Le Sénat à majorité conservatrice a servi une rare rebuffade au gouvernement Harper mercredi en rejetant un projet de loi privé pour forcer les syndicats à divulguer toute dépense de plus de 5000$.

Le projet de loi C-377, introduit à la Chambre des communes par le député conservateur Russ Hiebert, avait la bénédiction du premier ministre Stephen Harper et il souhaitait le voir adopté par la Chambre haute avant la pause estivale. 

Mais les sénateurs en ont décidé autrement. À leur toute dernière journée de séance, des libéraux et une quinzaine de conservateurs ont uni leurs forces pour l'amender et le retourner à la Chambre des communes pour qu'il soit étudié davantage. 

Les députés, qui ont ajourné leurs travaux pour l'été la semaine dernière, devront donc se pencher sur ces amendements à l'automne. 

Le bureau du premier ministre et celui du député Russ Hiebert n'ont pas caché leur irritation. «Nous continuons à appuyer la transparence des syndicats», a tranché le personnel de M. Harper dans une déclaration envoyée aux médias. 

Ils ont laissé entendre que le projet de loi C-377 pourrait même être renvoyé à la Chambre haute dans sa forme originale. «Nous nous attendons à ce que le Sénat respecte la volonté de la Chambre des communes si le projet de loi devait être soumis de nouveau au Sénat», a renchéri le bureau du premier ministre. 

Le leader de l'Opposition au Sénat, le sénateur libéral James Cowan, a pour sa part vanté le travail de ses collègues, au moment où l'existence et la pertinence de l'institution sont plus que jamais remises en question. 

«Le NPD mène une croisade contre le Sénat. Mais si le NPD avait déjà eu gain de cause et que le Sénat n'existait plus, le projet de loi C-377 serait déjà la loi au pays il y a plusieurs mois. Ce sont les sénateurs qui ont empêché ce projet de loi d'être adopté», a déclaré le sénateur Cowan. 

Le député néo-démocrate Alexandre Boulerice, qui est responsable du dossier des scandales éthiques au Sénat et de celui des syndicats, a répondu par voie de communiqué. «Que ce projet de loi ait finalement été amendé par le Sénat prouve une chose: ce dont nous avons besoin, ce n'est pas d'un Sénat qui coûte près de 100 millions de dollars par année aux contribuables, mais d'un gouvernement qui place l'intérêt public avant la partisanerie aveugle», a-t-il lancé. 

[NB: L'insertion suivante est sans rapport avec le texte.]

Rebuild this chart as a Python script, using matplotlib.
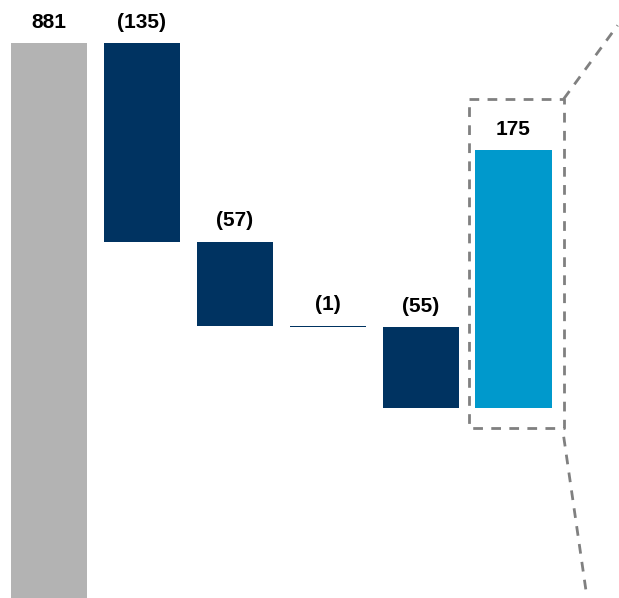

La CSN a salué le travail des sénateurs. «Ce projet de loi, même amendé, demeure illégitime, inconstitutionnel et constitue toujours une atteinte à la vie privée», a néanmoins conclu son président Jacques Létourneau. 

Le vote pour ces amendements en troisième lecture a été adopté à 48 voix contre 35. Quinze sénateurs conservateurs ont voté avec les libéraux, tandis que six se sont abstenus. 

Le sénateur Cowan a précisé qu'il aurait lui aussi préféré faire mourir C-377 au feuilleton, mais qu'il avait préféré appuyer les amendements puisqu'il avait été impossible de le faire. 

Les changements ont été proposés par le sénateur conservateur de Montréal, Hugh Segal. Ils proposent d'élever le seuil de divulgation des dépenses de 5000 à 150 000$, celui des salaires de 100 000 à près de 450 000$ et ils exempteraient les sections locales et les syndicats de moins de 50 000 membres de l'application de la loi. 

Le choix de ce seuil de 450 000$ pour la divulgation des salaires d'employés syndicaux est un clin d'oeil à la décision du gouvernement Harper d'imposer cette même limite à la divulgation des salaires des employés des sociétés d'État dans le cadre du projet de loi du député indépendant Brent Rathgeber. Cette décision a entraîné la démission de M. Rathgeber du caucus conservateur au début du mois de juin.